**DIRECTIVE**
Return each line of the records holding the string "that".

**DATA**
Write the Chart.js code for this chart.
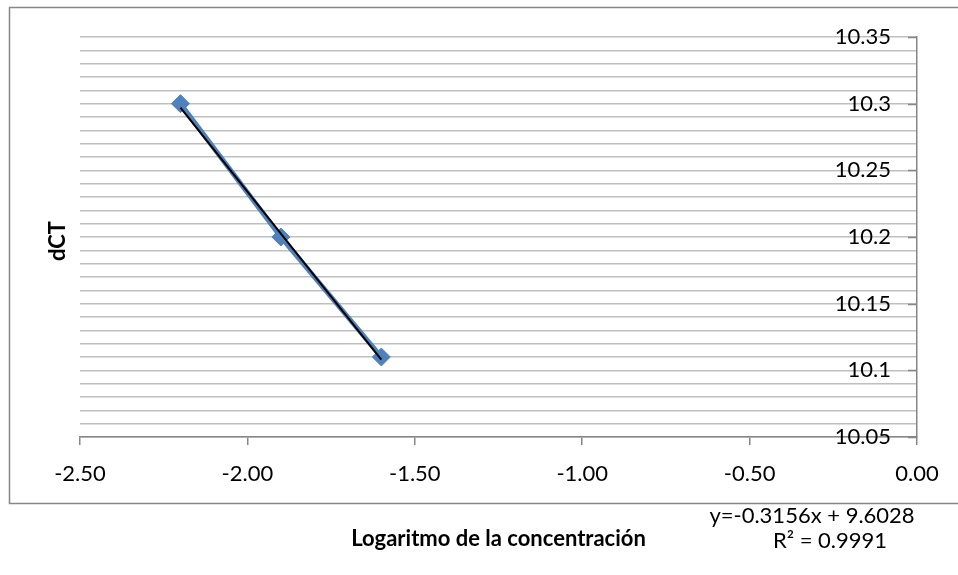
<!DOCTYPE html>
<html>
<head>
<meta charset="utf-8">
<script src="https://cdn.jsdelivr.net/npm/chart.js@4/dist/chart.umd.min.js"></script>
<style>
  html, body { margin: 0; padding: 0; background: #fff; }
  #wrap { position: relative; width: 958px; height: 575px; }
  canvas { position: absolute; left: 0; top: 0; }
</style>
</head>
<body>
<div id="wrap"><canvas id="chart" width="958" height="575"></canvas></div>
<script>
// Data
const logConc = [-2.2, -1.9, -1.6];
const dCT = [10.3, 10.2, 10.11];

// Linear trendline ends (as drawn in the picture)
const trendX = [-2.2, -1.6];
const trendY = [10.297, 10.108];
const trendLabel = ['y=-0.3156x + 9.6028', 'R\u00b2 = 0.9991'];

// Axis ticks
const xTickValues = [-2.5, -2.0, -1.5, -1.0, -0.5, 0];
const xTickLabels = ['-2.50', '-2.00', '-1.50', '-1.00', '-0.50', '0.00'];
const yTickValues = [10.05, 10.1, 10.15, 10.2, 10.25, 10.3, 10.35];
const yTickLabels = ['10.05', '10.1', '10.15', '10.2', '10.25', '10.3', '10.35'];
const yMinorStep = 0.01;

const FONT = 'Lato, "Open Sans", sans-serif';

// Outer frame, y tick marks, axis title and trendline label
const decorations = {
  id: 'decorations',
  beforeDraw(chart) {
    const ctx = chart.ctx;
    ctx.save();
    ctx.strokeStyle = '#868686';
    ctx.lineWidth = 1.5;
    ctx.strokeRect(9.5, 7.5, 950, 496);
    ctx.restore();
  },
  beforeDatasetsDraw(chart) {
    // major tick marks of the y axis point into the plot
    const ctx = chart.ctx;
    const y = chart.scales.y;
    ctx.save();
    ctx.strokeStyle = '#868686';
    ctx.lineWidth = 1.5;
    yTickValues.forEach(v => {
      const py = Math.round(y.getPixelForValue(v)) + 0.5;
      ctx.beginPath();
      ctx.moveTo(y.left - 9, py);
      ctx.lineTo(y.left, py);
      ctx.stroke();
    });
    ctx.restore();
  },
  afterDraw(chart) {
    const ctx = chart.ctx;
    const area = chart.chartArea;
    ctx.save();
    ctx.fillStyle = '#000';
    ctx.font = 'bold 22px ' + FONT;
    ctx.textAlign = 'center';
    ctx.textBaseline = 'middle';
    ctx.translate(58, (area.top + area.bottom) / 2 + 4);
    ctx.rotate(-Math.PI / 2);
    ctx.fillText('dCT', 0, 0);
    ctx.restore();

    ctx.save();
    ctx.fillStyle = '#000';
    ctx.font = '22px ' + FONT;
    ctx.textAlign = 'center';
    ctx.textBaseline = 'middle';
    ctx.fillText(trendLabel[0], 812, 516);
    ctx.fillText(trendLabel[1], 830, 541);
    ctx.restore();
  }
};

new Chart(document.getElementById('chart'), {
  type: 'scatter',
  data: {
    datasets: [
      {
        label: 'Lineal',
        data: trendX.map((x, i) => ({ x: x, y: trendY[i] })),
        showLine: true,
        borderColor: '#000',
        borderWidth: 2,
        pointRadius: 0,
        order: 0
      },
      {
        label: 'dCT',
        data: logConc.map((x, i) => ({ x: x, y: dCT[i] })),
        showLine: true,
        borderColor: '#4F81BD',
        backgroundColor: '#4F81BD',
        borderWidth: 5,
        pointStyle: 'rectRot',
        pointRadius: 9,
        pointBorderWidth: 1,
        order: 1
      }
    ]
  },
  options: {
    responsive: false,
    animation: false,
    layout: { padding: { top: 37, left: 80, right: 0, bottom: 0 } },
    plugins: {
      legend: { display: false },
      tooltip: { enabled: false }
    },
    scales: {
      x: {
        type: 'linear',
        position: 'bottom',
        min: -2.5,
        max: 0,
        afterFit: s => { s.height = 138; },
        afterBuildTicks: s => { s.ticks = xTickValues.map(v => ({ value: v })); },
        ticks: {
          autoSkip: false,
          maxRotation: 0,
          padding: 16,
          color: '#000',
          font: { family: FONT, size: 22 },
          callback: v => {
            const i = xTickValues.findIndex(t => Math.abs(t - v) < 1e-6);
            return i >= 0 ? xTickLabels[i] : '';
          }
        },
        grid: {
          drawOnChartArea: false,
          drawTicks: true,
          tickLength: 8,
          color: '#868686',
          lineWidth: 1.5
        },
        border: { color: '#868686', width: 1.5 },
        title: {
          display: true,
          text: 'Logaritmo de la concentración',
          color: '#000',
          font: { family: FONT, size: 22, weight: 'bold' },
          padding: { top: 0, bottom: 23 }
        }
      },
      y: {
        type: 'linear',
        position: 'right',
        min: 10.05,
        max: 10.35,
        afterFit: s => { s.width = 41; },
        afterBuildTicks: s => {
          const ticks = [];
          const n = Math.round((10.35 - 10.05) / yMinorStep);
          for (let i = 0; i <= n; i++) ticks.push({ value: 10.05 + i * yMinorStep });
          s.ticks = ticks;
        },
        ticks: {
          autoSkip: false,
          mirror: true,
          padding: -26,
          color: '#000',
          font: { family: FONT, size: 22 },
          callback: v => {
            const i = yTickValues.findIndex(t => Math.abs(t - v) < 1e-6);
            return i >= 0 ? yTickLabels[i] : '';
          }
        },
        grid: {
          drawTicks: false,
          color: '#bfbfbf',
          lineWidth: 1.5
        },
        border: { color: '#868686', width: 1.5 }
      }
    }
  },
  plugins: [decorations]
});
</script>
</body>
</html>
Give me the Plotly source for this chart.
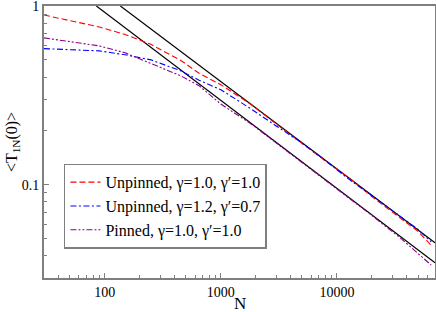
import plotly.graph_objects as go

# ---- data ----
N = [30, 40, 60, 90, 150, 250, 450, 650, 1000, 1800, 3000, 5000, 8000,
     13000, 20000, 35000, 50000, 65000]

unpinned_10_10 = [0.890, 0.856, 0.814, 0.763, 0.693, 0.610, 0.497, 0.420,
                  0.3627, 0.2825, 0.2186, 0.1703, 0.1352, 0.1080, 0.0857,
                  0.0651, 0.0547, 0.0457]
unpinned_12_07 = [0.577, 0.572, 0.568, 0.561, 0.533, 0.4995, 0.434, 0.384,
                  0.340, 0.2667, 0.2131, 0.1713, 0.1360, 0.1059, 0.0868,
                  0.0663, 0.0561, 0.0478]
pinned_10_10 = [0.6627, 0.6457, 0.6255, 0.598, 0.5467, 0.4748, 0.4071,
                0.358, 0.2825, 0.220, 0.1713, 0.1334, 0.1059, 0.0836,
                0.0672, 0.0504, 0.0413, 0.0354]

# power-law guide lines (end points)
fitA_N = [84.8, 70000]
fitA_y = [1.0, 0.0365]
fitB_N = [136.5, 70000]
fitB_y = [1.0, 0.0473]

labels = ["Unpinned, γ=1.0, γ′=1.0",
          "Unpinned, γ=1.2, γ′=0.7",
          "Pinned, γ=1.0, γ′=1.0"]

FONT = "Liberation Serif, Times New Roman, serif"
GRAY = "#7f7f7f"

fig = go.Figure()
fig.add_trace(go.Scatter(x=fitA_N, y=fitA_y, mode="lines", showlegend=False,
                         line=dict(color="black", width=1.2)))
fig.add_trace(go.Scatter(x=fitB_N, y=fitB_y, mode="lines", showlegend=False,
                         line=dict(color="black", width=1.2)))
fig.add_trace(go.Scatter(x=N, y=unpinned_10_10, mode="lines", name=labels[0],
                         legendgroup="a",
                         line=dict(color="#ff0000", width=1.1, dash="6px,3px")))
fig.add_trace(go.Scatter(x=N, y=unpinned_12_07, mode="lines", name=labels[1],
                         legendgroup="b",
                         line=dict(color="#0000ff", width=1.1,
                                   dash="6px,2.5px,2px,2.5px")))
fig.add_trace(go.Scatter(x=N, y=pinned_10_10, mode="lines", name=labels[2],
                         legendgroup="c",
                         line=dict(color="#8b008b", width=1.1,
                                   dash="6px,2px,2px,2px,2px,2px")))

axis_common = dict(type="log", showgrid=False, zeroline=False, automargin=False,
                   showline=True, linecolor=GRAY, linewidth=2, mirror=True,
                   ticks="inside", ticklen=5, tickwidth=1, tickcolor=GRAY,
                   ticklabeloverflow="allow",
                   tickfont=dict(family=FONT, size=14, color="black"))

fig.update_xaxes(**axis_common,
                 range=[1.4771, 4.8451],
                 tickvals=[100, 1000, 10000], ticktext=["100", "1000", "10000"],
                 minor=dict(ticks="inside", ticklen=3, tickcolor=GRAY,
                            dtick="D1", showgrid=False))
fig.update_yaxes(**axis_common,
                 range=[-1.5229, 0],
                 tickvals=[0.1, 1], ticktext=["0.1", "1"],
                 minor=dict(ticks="inside", ticklen=3, tickcolor=GRAY,
                            dtick="D1", showgrid=False),
                 title=dict(text="&lt;T<sub>1N</sub>(0)&gt;",
                            font=dict(family=FONT, size=16, color="black"),
                            standoff=0))

fig.add_annotation(text="N", xref="paper", yref="paper", x=0.5, y=0,
                   xanchor="center", yanchor="middle", yshift=-25,
                   showarrow=False,
                   font=dict(family=FONT, size=17, color="black"))

fig.update_layout(
    width=436, height=312,
    margin=dict(l=44, r=1, t=6, b=34),
    paper_bgcolor="white", plot_bgcolor="white",
    font=dict(family=FONT, color="black"),
    legend=dict(x=0.051, y=0.42, xanchor="left", yanchor="top",
                bgcolor="white", bordercolor=GRAY, borderwidth=1.5,
                font=dict(family=FONT, size=16, color="black"),
                tracegroupgap=0),
)

fig.write_html("out.html",
               config={"displayModeBar": False},
               post_script="document.body.style.margin='0';"
                           "document.body.style.overflow='hidden';")
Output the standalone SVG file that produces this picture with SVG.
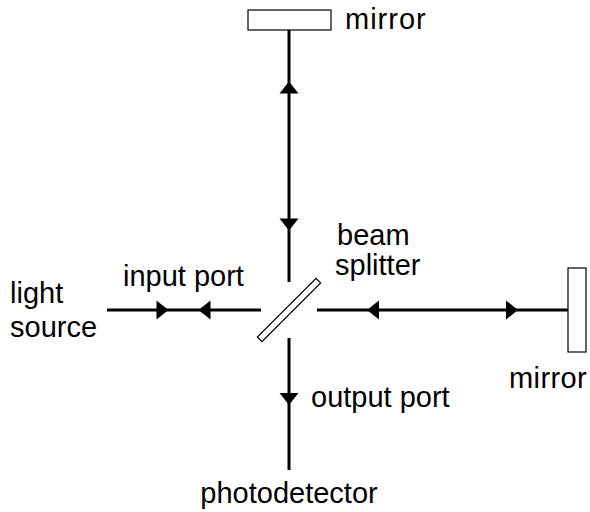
<svg xmlns="http://www.w3.org/2000/svg" width="590" height="512" viewBox="0 0 590 512">
<style>
.beam{stroke:#000;stroke-width:3;fill:none}
.arr{fill:#000}
.opt{fill:#fff;stroke:#000;stroke-width:1.2}
text{font-family:"Liberation Sans",Arial,sans-serif;font-size:29px;fill:#000}
.wide{letter-spacing:1px}
.wide2{letter-spacing:0.4px}
</style>
<rect width="590" height="512" fill="#fff"/>
<g id="connectors">
<line class="beam" x1="289" y1="30" x2="289" y2="282"/>
<line class="beam" x1="289" y1="338" x2="289" y2="470"/>
<line class="beam" x1="107" y1="310" x2="261" y2="310"/>
<line class="beam" x1="317" y1="310" x2="568" y2="310"/>
<polygon class="arr" points="289,81.5 279.5,93.5 298.5,93.5"/>
<polygon class="arr" points="289,230.5 279.5,218.5 298.5,218.5"/>
<polygon class="arr" points="289,405 279.5,393 298.5,393"/>
<polygon class="arr" points="168.5,310 156.5,300.5 156.5,319.5"/>
<polygon class="arr" points="198.5,310 210.5,300.5 210.5,319.5"/>
<polygon class="arr" points="367,310 379,300.5 379,319.5"/>
<polygon class="arr" points="518,310 506,300.5 506,319.5"/>
</g>
<g id="mirror-top">
<rect class="opt" x="248" y="10" width="83" height="20"/>
<text class="wide" x="345" y="29">mirror</text>
</g>
<g id="mirror-right">
<rect class="opt" x="568" y="268" width="18" height="84"/>
<text class="wide2" x="509" y="388">mirror</text>
</g>
<g id="beam-splitter">
<rect class="opt" x="247.5" y="306.75" width="83" height="6.5" transform="rotate(-45 289 310)"/>
<text x="337" y="245">beam</text>
<text x="335" y="275">splitter</text>
</g>
<g id="light-source">
<text x="10" y="303">light</text>
<text x="10" y="337">source</text>
</g>
<g id="input-port"><text x="123" y="286">input port</text></g>
<g id="output-port"><text x="311" y="407">output port</text></g>
<g id="photodetector"><text x="289" y="503" text-anchor="middle">photodetector</text></g>
</svg>
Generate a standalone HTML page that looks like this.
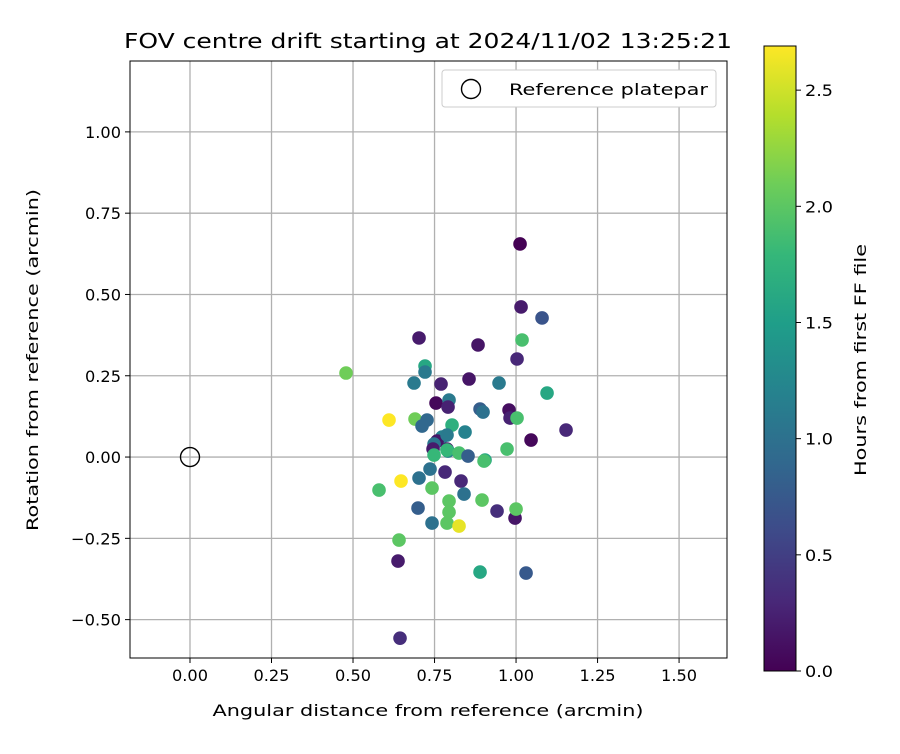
<!DOCTYPE html>
<html><head><meta charset="utf-8"><style>
body{margin:0;background:#fff;font-family:"DejaVu Sans","Liberation Sans",sans-serif}
svg text{font-family:"DejaVu Sans","Liberation Sans",sans-serif;fill:#000}
</style></head><body>
<svg id="c" width="900" height="750" xmlns="http://www.w3.org/2000/svg"></svg>
<script>
const px=[520,521,542,522,419,478,517,346,425,425,414,441,469,499,547,436,449,448,389,415,427,422,509,480,483,510,517,566,531,452,465,442,437,447,447,434,433,448,434,447,459,468,485,484,507,430,401,445,419,432,461,464,449,449,482,418,432,447,459,497,515,516,379,399,398,480,526,400];
const py=[244,307,318,340,338,345,359,373,366,372,383,384,379,383,393,403,400,407,420,419,420,426,410,409,412,418,418,430,440,425,432,437,441,435,449,444,449,451,455,450,453,456,460,461,449,469,481,472,478,488,481,494,501,512,500,508,523,523,526,511,518,509,490,540,561,572,573,638];
const hours=[0.0,0.2,0.7,1.9,0.2,0.15,0.3,2.1,1.6,1.1,1.1,0.25,0.15,1.1,1.6,0.05,1.1,0.25,2.7,2.1,0.9,0.9,0.1,0.8,1.0,0.25,1.9,0.3,0.05,1.7,1.2,1.2,0.15,1.1,0.2,1.05,0.2,1.2,1.8,1.8,1.9,0.8,1.6,1.9,1.9,1.0,2.7,0.3,1.0,2.0,0.3,1.0,2.0,2.0,2.0,0.8,1.0,2.0,2.6,0.35,0.15,2.0,1.9,2.0,0.2,1.6,0.75,0.35];
const xs=px.map(p=>(p-190)/326), ys=py.map(p=>(457-p)/325);
const xTicks=[0,0.25,0.5,0.75,1.0,1.25,1.5];
const yTicks=[-0.5,-0.25,0,0.25,0.5,0.75,1.0];
const cTicks=[0,0.5,1.0,1.5,2.0,2.5];
const L=130,R=727,T=61,B=658,X0=-0.184,X1=1.647,Y0=-0.618,Y1=1.218,CMAX=2.69;
const sx=v=>L+(v-X0)/(X1-X0)*(R-L), sy=v=>B-(v-Y0)/(Y1-Y0)*(B-T);
const vir=[[68,1,84],[72,40,120],[62,74,137],[49,104,142],[38,130,142],[31,158,137],[53,183,121],[109,205,89],[180,222,44],[253,231,37]];
function cmap(t){t=Math.max(0,Math.min(1,t))*9;const i=Math.min(8,Math.floor(t)),f=t-i,a=vir[i],b=vir[i+1];return `rgb(${a.map((v,k)=>Math.round(v+(b[k]-v)*f)).join(',')})`;}
const s=document.getElementById('c'),NS='http://www.w3.org/2000/svg';
function el(t,a,p){const e=document.createElementNS(NS,t);for(const k in a)e.setAttribute(k,a[k]);(p||s).appendChild(e);return e;}
function tx(x,y,str,a){const e=el('text',Object.assign({x:x,y:y,'font-size':16},a));e.textContent=str;return e;}
xTicks.forEach(v=>{const x=sx(v);
const g=el('line',{x1:x,x2:x,y1:T,y2:B,stroke:'#b0b0b0','stroke-width':1.3});


el('line',{x1:x,x2:x,y1:B,y2:B+5,stroke:'#000'});
const t=tx(x,B+23,v.toFixed(2),{'text-anchor':'middle',textLength:36,lengthAdjust:'spacingAndGlyphs'});

});
yTicks.forEach(v=>{const y=sy(v);
const g=el('line',{x1:L,x2:R,y1:y,y2:y,stroke:'#b0b0b0','stroke-width':1.3});


el('line',{x1:L-5,x2:L,y1:y,y2:y,stroke:'#000'});
const t=tx(L-9,y+6,(v<0?'\u2212':'')+Math.abs(v).toFixed(2),{'text-anchor':'end',textLength:v<0?50:36,lengthAdjust:'spacingAndGlyphs'});

});
xs.forEach((v,i)=>{const c=el('circle',{cx:sx(v),cy:sy(ys[i]),r:6.8,fill:cmap(hours[i]/CMAX)});

});
const ref=el('circle',{cx:sx(0),cy:sy(0),r:9.5,fill:'none',stroke:'#000','stroke-width':1.4});


el('rect',{x:L,y:T,width:R-L,height:B-T,fill:'none',stroke:'#000','stroke-width':1});
const lg=el('g',{});


el('rect',{x:442,y:70,width:274,height:37,rx:3,fill:'#fff',stroke:'#ccc'},lg);
el('circle',{cx:471,cy:89,r:9.5,fill:'none',stroke:'#000','stroke-width':1.4},lg);
const lt=tx(509,95,'Reference platepar',{textLength:199,lengthAdjust:'spacingAndGlyphs'});lg.appendChild(lt);
const tt=tx(428,48,'FOV centre drift starting at 2024/11/02 13:25:21',{'text-anchor':'middle','font-size':20,textLength:608,lengthAdjust:'spacingAndGlyphs'});


const xt=tx(428,716,'Angular distance from reference (arcmin)',{'text-anchor':'middle',textLength:431,lengthAdjust:'spacingAndGlyphs'});


const yt=tx(0,0,'Rotation from reference (arcmin)',{'text-anchor':'middle',transform:'translate(38,360) rotate(-90)',textLength:342,lengthAdjust:'spacingAndGlyphs'});


const CL=764,CR=796,CT=46,CB=671;
const defs=el('defs',{}),gr=el('linearGradient',{id:'vg',x1:0,y1:1,x2:0,y2:0},defs);
vir.forEach((c,i)=>el('stop',{offset:i/9,'stop-color':`rgb(${c})`},gr));
const cb=el('rect',{x:CL,y:CT,width:CR-CL,height:CB-CT,fill:'url(#vg)',stroke:'#000'});


cTicks.forEach(v=>{const y=CB-v/CMAX*(CB-CT);
el('line',{x1:CR,x2:CR+5,y1:y,y2:y,stroke:'#000'});
const t=tx(CR+9,y+6,v.toFixed(1),{textLength:28,lengthAdjust:'spacingAndGlyphs'});

});
const ct=tx(0,0,'Hours from first FF file',{'text-anchor':'middle',transform:'translate(866,360) rotate(-90)',textLength:232,lengthAdjust:'spacingAndGlyphs'});


</script>
</body></html>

**EXPECTED ANSWER**
Output the standalone SVG file that produces this picture with SVG.
Generate a standalone HTML page that looks like this.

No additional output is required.